Given entries.
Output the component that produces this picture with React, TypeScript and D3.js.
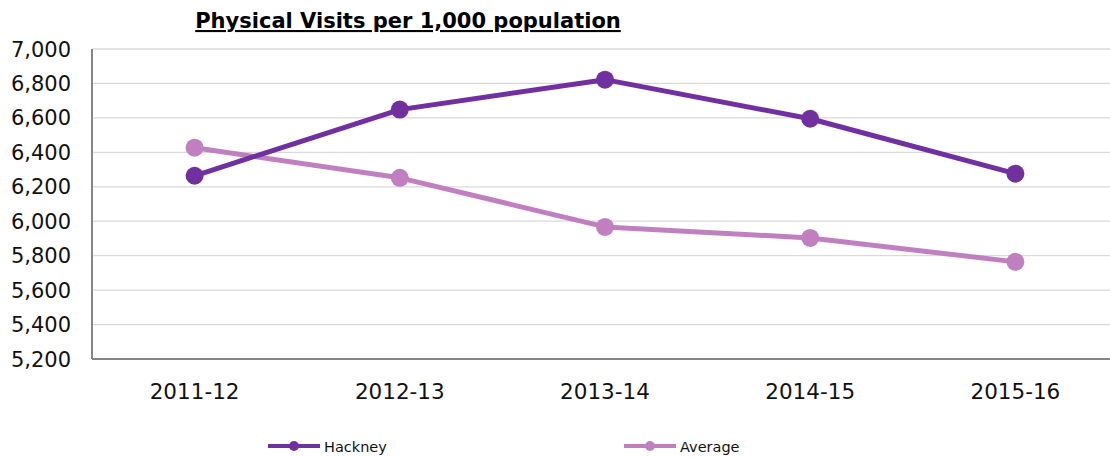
import React from "react";
import * as d3 from "d3";

const categories = ["2011-12", "2012-13", "2013-14", "2014-15", "2015-16"];
const hackney = [6264, 6648, 6822, 6595, 6276];
const average = [6427, 6252, 5967, 5903, 5764];
const yTicks = [5200, 5400, 5600, 5800, 6000, 6200, 6400, 6600, 6800, 7000];
const seriesNames = ["Hackney", "Average"];
const seriesColors = ["#7030A0", "#C080C0"];

export default function App() {
  const W = 1110, H = 457;
  const left = 92, right = 1118, top = 49, bottom = 359;
  const x = d3.scaleBand<string>().domain(categories).range([left, right]);
  const y = d3.scaleLinear().domain([5200, 7000]).range([bottom, top]);
  const line = d3.line<number>().x((_, i) => (x(categories[i]) as number) + x.bandwidth() / 2).y(d => y(d));
  const series = [hackney, average];
  const font = "'DejaVu Sans', sans-serif";
  const legendX = [268, 624];
  return (
    <svg width={W} height={H} style={{ position: "absolute", left: 0, top: 0 }}>
      <rect width={W} height={H} fill="#fff" />
      <text x={408} y={28} textAnchor="middle" fontFamily={font} fontWeight="bold" fontSize={21} textDecoration="underline">
        Physical Visits per 1,000 population
      </text>
      {yTicks.map(t => (
        <g key={t}>
          {t !== 5200 && <line x1={left} x2={W} y1={y(t)} y2={y(t)} stroke="#d9d9d9" strokeWidth={1.3} />}
          <text x={71} y={y(t) + 7.5} textAnchor="end" fontFamily={font} fontSize={21} fill="#111">
            {d3.format(",")(t)}
          </text>
        </g>
      ))}
      <line x1={left} x2={left} y1={top} y2={bottom} stroke="#868686" strokeWidth={2} />
      <line x1={left} x2={W} y1={bottom} y2={bottom} stroke="#868686" strokeWidth={2} />
      {categories.map(c => (
        <text key={c} x={(x(c) as number) + x.bandwidth() / 2} y={399} textAnchor="middle" fontFamily={font} fontSize={21.5} fill="#111">
          {c}
        </text>
      ))}
      {[1, 0].map(si => (
        <g key={si}>
          <path d={line(series[si]) as string} fill="none" stroke={seriesColors[si]} strokeWidth={5} strokeLinejoin="round" />
          {series[si].map((v, i) => (
            <circle key={i} cx={(x(categories[i]) as number) + x.bandwidth() / 2} cy={y(v)} r={9} fill={seriesColors[si]} />
          ))}
        </g>
      ))}
      {seriesNames.map((n, i) => (
        <g key={n}>
          <line x1={legendX[i]} x2={legendX[i] + 52} y1={446} y2={446} stroke={seriesColors[i]} strokeWidth={4} />
          <circle cx={legendX[i] + 26} cy={446} r={5} fill={seriesColors[i]} />
          <text x={legendX[i] + 56} y={451.5} fontFamily={font} fontSize={14.5} fill="#111">
            {n}
          </text>
        </g>
      ))}
    </svg>
  );
}
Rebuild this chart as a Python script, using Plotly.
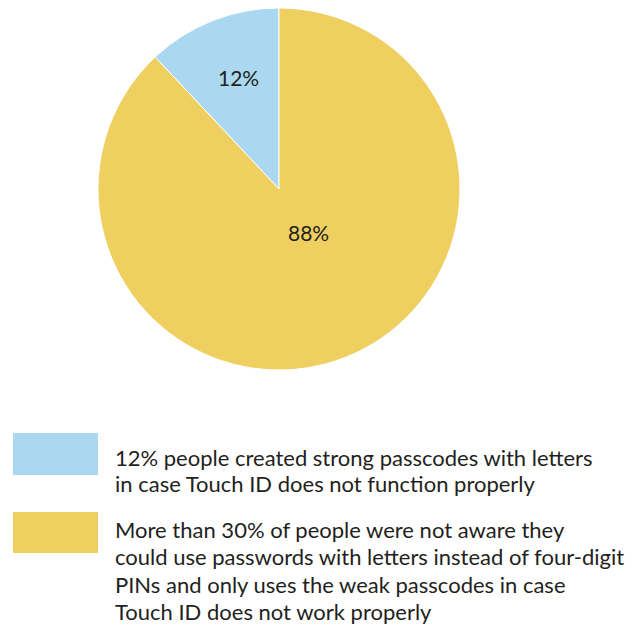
import plotly.graph_objects as go

labels = ["Strong passcodes with letters", "Weak passcodes"]
values = [12, 88]
colors = ["#A9D8F0", "#EFCF5F"]
legend_lines = [
    ["12% people created strong passcodes with letters",
     "in case Touch ID does not function properly"],
    ["More than 30% of people were not aware they",
     "could use passwords with letters instead of four-digit",
     "PINs and only uses the weak passcodes in case",
     "Touch ID does not work properly"],
]

W, H = 632, 628
FONT = "Lato"
TXT = "#231F20"

fig = go.Figure(go.Pie(
    labels=labels, values=values, sort=False, direction="clockwise",
    rotation=-360 * values[0] / sum(values),
    marker=dict(colors=colors, line=dict(color="white", width=1)),
    textinfo="none",
    domain=dict(x=[98 / W, 460 / W], y=[1 - 370 / H, 1 - 8 / H]),
    showlegend=False, hoverinfo="label+percent",
))

# slice percentage labels placed as in the original artwork
total = sum(values)
label_pos = [(238, 77), (308, 233)]
annotations = []
for v, (px, py) in zip(values, label_pos):
    annotations.append(dict(text=f"{round(100 * v / total)}%", xref="paper", yref="paper",
                            x=px / W, y=1 - py / H, xanchor="center", yanchor="middle",
                            showarrow=False, font=dict(family=FONT, size=21, color=TXT)))

box_tops = [433, 512]
box_h = [42, 41]
line_y = [[457, 483], [529, 556, 584, 611]]
shapes = []
for i, lines in enumerate(legend_lines):
    shapes.append(dict(type="rect", xref="paper", yref="paper",
                       x0=13 / W, x1=98 / W,
                       y0=1 - (box_tops[i] + box_h[i]) / H, y1=1 - box_tops[i] / H,
                       fillcolor=colors[i], line=dict(width=0)))
    for txt, yy in zip(lines, line_y[i]):
        annotations.append(dict(text=txt, xref="paper", yref="paper",
                                x=113 / W, y=1 - yy / H, xanchor="left", yanchor="middle",
                                showarrow=False, align="left",
                                font=dict(family=FONT, size=22, color=TXT)))

fig.update_layout(width=W, height=H, margin=dict(l=0, r=0, t=0, b=0),
                  paper_bgcolor="white", plot_bgcolor="white",
                  shapes=shapes, annotations=annotations)
fig.write_html("out.html")
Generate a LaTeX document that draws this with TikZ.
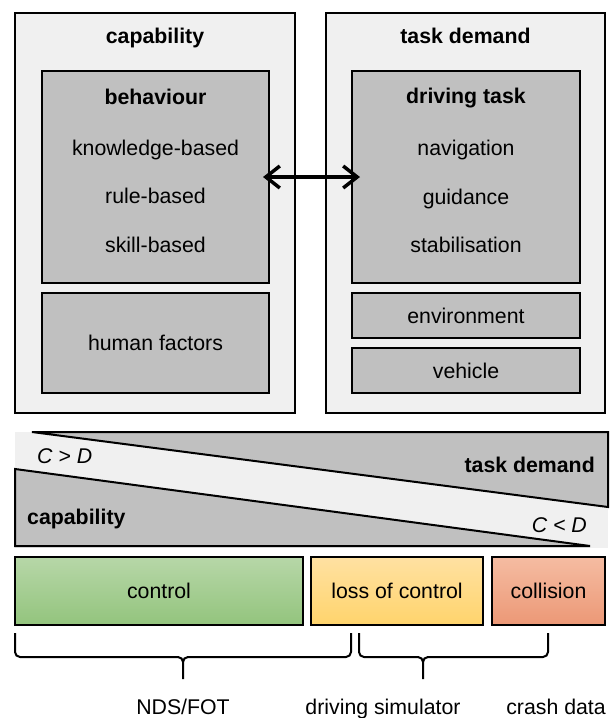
\documentclass[tikz,border=0pt]{standalone}
\usepackage{fontspec}
\setmainfont{Liberation Sans}
\usepackage{tikz}
\usetikzlibrary{arrows.meta}
\definecolor{panelgray}{RGB}{240,240,240}
\definecolor{boxgray}{RGB}{192,192,192}
\definecolor{ctrltop}{RGB}{183,215,168}
\definecolor{ctrlbot}{RGB}{147,196,125}
\definecolor{losstop}{RGB}{255,225,162}
\definecolor{lossbot}{RGB}{255,212,108}
\definecolor{colltop}{RGB}{245,188,162}
\definecolor{collbot}{RGB}{236,152,118}

\begin{document}
\begin{tikzpicture}[x=1pt, y=-1pt,
every node/.style={font=\fontsize{21.3}{24}\selectfont, text height=15.3pt, text depth=0pt, inner sep=0pt},
bold/.style={font=\fontsize{21.3}{24}\selectfont\bfseries},
slanted/.style={font=\fontsize{21.3}{24}\selectfont\itshape},
panel/.style={draw, line width=2pt, fill=panelgray},
graybox/.style={draw, line width=2pt, fill=boxgray},
phase/.style={draw, line width=2pt, minimum height=68},
]
\useasboundingbox (0,0) rectangle (612,718);

% capability and task demand
\node[panel, minimum width=280, minimum height=400] (capbox) at (155,212.5) {};
\node[panel, minimum width=279, minimum height=400] (dembox) at (465.5,212.5) {};
\node[graybox, minimum width=227, minimum height=212] (behav) at (155.5,177) {};
\node[graybox, minimum width=227, minimum height=100] (human) at (155.5,343) {human factors};
\node[graybox, minimum width=228, minimum height=212] (drive) at (466,177) {};
\node[graybox, minimum width=228, minimum height=45] (envir) at (466,315.5) {environment};
\node[graybox, minimum width=228, minimum height=45] (vehic) at (466,370.5) {vehicle};

\node[bold] (captitle) at (155,36) {capability};
\node[bold] (behtitle) at (155.5,97) {behaviour};
\node (knowl) at (155.5,148) {knowledge-based};
\node (rule) at (155.5,196) {rule-based};
\node (skill) at (155.5,245) {skill-based};

\node[bold] (demtitle) at (465.5,36) {task demand};
\node[bold] (drvtitle) at (466,96) {driving task};
\node (navig) at (466,148) {navigation};
\node (guide) at (466,197) {guidance};
\node (stab) at (466,245) {stabilisation};

\draw[{Straight Barb[length=14pt,width=22pt]}-{Straight Barb[length=14pt,width=22pt]}, line width=3.5pt,
  shorten <=-7pt, shorten >=-9pt] (behav.east) -- (drive.west);

% wedges
\fill[panelgray] (15,432) rectangle (608,548);
\draw[line width=2pt, fill=boxgray] (32,432) -- (608,432) -- (608,507) -- cycle;
\draw[line width=2pt, fill=boxgray] (15,469) -- (590,546) -- (15,546) -- cycle;
\node[slanted, anchor=west] (cgtd) at (37,456) {C > D};
\node[bold, anchor=east] (demlabel) at (595,465) {task demand};
\node[bold, anchor=west] (caplabel) at (27,517) {capability};
\node[slanted, anchor=east] (cltd) at (587,525) {C < D};

% phases
\node[phase, top color=ctrltop, bottom color=ctrlbot, minimum width=288] (ctrl) at (159,591) {control};
\node[phase, top color=losstop, bottom color=lossbot, minimum width=172] (loss) at (397,591) {loss of control};
\node[phase, top color=colltop, bottom color=collbot, minimum width=113] (coll) at (548.5,591) {collision};

\draw[line width=2pt, rounded corners=5pt] (15,633) -- (15,657) -- (183,657) -- (183,679)
  (351,633) -- (351,657) -- (183,657) -- (183,679);
\draw[line width=2pt, rounded corners=5pt] (359,633) -- (359,657) -- (423,657) -- (423,679)
  (548,633) -- (548,657) -- (423,657) -- (423,679);

\node (nds) at (183,707) {NDS/FOT};
\node (sim) at (383,707) {driving simulator};
\node (crash) at (556,707) {crash data};
\end{tikzpicture}
\end{document}
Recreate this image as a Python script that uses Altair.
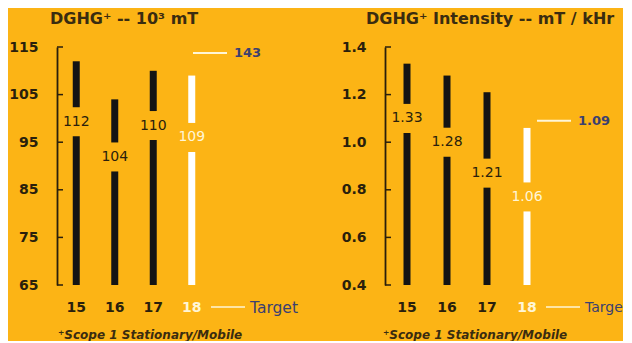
import altair as alt
import pandas as pd

years = ["15", "16", "17", "18"]
emissions = [112, 104, 110, 109]
emissions_label_at = [99.3, 91.9, 98.5, 96.0]
emissions_target = 143
emissions_ticks = [65, 75, 85, 95, 105, 115]

intensity = [1.33, 1.28, 1.21, 1.06]
intensity_label_at = [1.10, 1.00, 0.87, 0.77]
intensity_target = 1.09
intensity_ticks = [0.4, 0.6, 0.8, 1.0, 1.2, 1.4]

titles = ["DGHG\u207a  --  10\u00b3 mT", "DGHG\u207a Intensity --  mT / kHr"]
footnote = "\u207aScope 1 Stationary/Mobile"

BG = "#FCB415"
DARK = "#2a1f0c"
BAR = "#141414"
CREAM = "#FFF6D6"
NAVY = "#3b4070"
FONT = "DejaVu Sans"
H = 238


def panel(values, label_at, target, ticks, fmt, label_fmt, title, width, pad_outer,
          tgt_x, legend_x, title_x, foot_x, legend_size, legend_limit):
    lo_d, hi_d = ticks[0], ticks[-1]
    per_px = (hi_d - lo_d) / H
    gap = 14.5 * per_px
    df = pd.DataFrame({"year": years, "value": values, "label_at": label_at})
    tdf = pd.DataFrame({"target": [target]})
    kdf = pd.DataFrame({"t": ticks})

    yscale = alt.Scale(domain=[lo_d, hi_d], nice=False, zero=False)
    xenc = alt.X(
        "year:N", sort=years,
        scale=alt.Scale(paddingInner=0, paddingOuter=pad_outer),
        axis=alt.Axis(title=None, domain=False, ticks=False, labelAngle=0,
                      labelFont=FONT, labelFontSize=14, labelFontWeight="bold",
                      labelPadding=15,
                      labelColor=alt.ExprRef("datum.value == '18' ? '#FFF6D6' : '#2a1f0c'")),
    )
    yaxis = alt.Axis(values=ticks, format=fmt, title=None, ticks=False, grid=False,
                     domain=True, domainColor=DARK, domainWidth=1.8,
                     labelFont=FONT, labelFontSize=14, labelFontWeight="bold",
                     labelColor=DARK, labelPadding=19)
    colour = alt.condition("datum.year == '18'", alt.value("#ffffff"), alt.value(BAR))
    tcolour = alt.condition("datum.year == '18'", alt.value(CREAM), alt.value(DARK))

    base = alt.Chart(df).transform_calculate(
        base=str(lo_d), lo=f"datum.label_at - {gap}", hi=f"datum.label_at + {gap}"
    )
    lower = base.mark_bar(size=7).encode(
        x=xenc, y=alt.Y("base:Q", scale=yscale, axis=yaxis), y2="lo:Q", color=colour)
    upper = base.mark_bar(size=7).encode(
        x=alt.X("year:N", sort=years), y=alt.Y("hi:Q"), y2="value:Q", color=colour)
    labels = alt.Chart(df).mark_text(font=FONT, fontSize=14, baseline="middle").encode(
        x=alt.X("year:N", sort=years), y=alt.Y("label_at:Q"),
        text=alt.Text("value:Q", format=label_fmt), color=tcolour)
    tick_rules = alt.Chart(kdf).mark_rule(color=DARK, strokeWidth=1.5).encode(
        y=alt.Y("t:Q"), x=alt.value(0), x2=alt.value(6))

    cap = hi_d - 6 * per_px
    tgt = alt.Chart(tdf).transform_calculate(ypos=f"min(datum.target, {cap})")
    tgt_line = tgt.mark_rule(color=CREAM, strokeWidth=2).encode(
        y=alt.Y("ypos:Q"), x=alt.value(tgt_x), x2=alt.value(tgt_x + 34))
    tgt_text = tgt.mark_text(font=FONT, fontSize=13, fontWeight="bold", color=NAVY,
                             align="left", baseline="middle").encode(
        y=alt.Y("ypos:Q"), x=alt.value(tgt_x + 41),
        text=alt.Text("target:Q", format=label_fmt))
    leg_line = alt.Chart(tdf).mark_rule(color=CREAM, strokeWidth=1.5).encode(
        y=alt.value(260), x=alt.value(legend_x), x2=alt.value(legend_x + 34))
    leg_text = alt.Chart(tdf).mark_text(font=FONT, fontSize=legend_size, color=NAVY,
                                        align="left", baseline="middle",
                                        limit=legend_limit, ellipsis="\u200b").encode(
        y=alt.value(261), x=alt.value(legend_x + 39), text=alt.value("Target"))
    title_t = alt.Chart(tdf).mark_text(font=FONT, fontSize=16, fontWeight="bold",
                                       color="#3a2c10", align="left",
                                       baseline="middle").encode(
        x=alt.value(title_x), y=alt.value(-28), text=alt.value(title))
    foot_t = alt.Chart(tdf).mark_text(font=FONT, fontSize=12, fontWeight="bold",
                                      fontStyle="italic", color="#3a2c10", align="left",
                                      baseline="middle").encode(
        x=alt.value(foot_x), y=alt.value(288), text=alt.value(footnote))

    return alt.layer(lower, upper, labels, tick_rules, tgt_line, tgt_text,
                     leg_line, leg_text, title_t, foot_t).properties(width=width, height=H)


left = panel(emissions, emissions_label_at, emissions_target, emissions_ticks,
             "d", ".0f", titles[0], 154, 0.0, 136, 154, -7, 1, 15.5, 100)
right = panel(intensity, intensity_label_at, intensity_target, intensity_ticks,
              ".1f", ".2f", titles[1], 164, 0.05, 152, 161, -19, -2, 14, 39)

chart = alt.hconcat(left, right, spacing=43).properties(
    background=BG, padding={"left": 0, "top": 3, "right": 0, "bottom": 0}
).configure_view(stroke=None)

chart.save("out.html", embed_options={"renderer": "svg", "actions": False})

Your objective.
Emit the lines of the material exactly, from its first line to the line containing "import * as", inclusive; leave every picture out.

Exercise solution.
Output the component that produces this picture with React, TypeScript and D3.js.
import React from "react";
import * as d3 from "d3";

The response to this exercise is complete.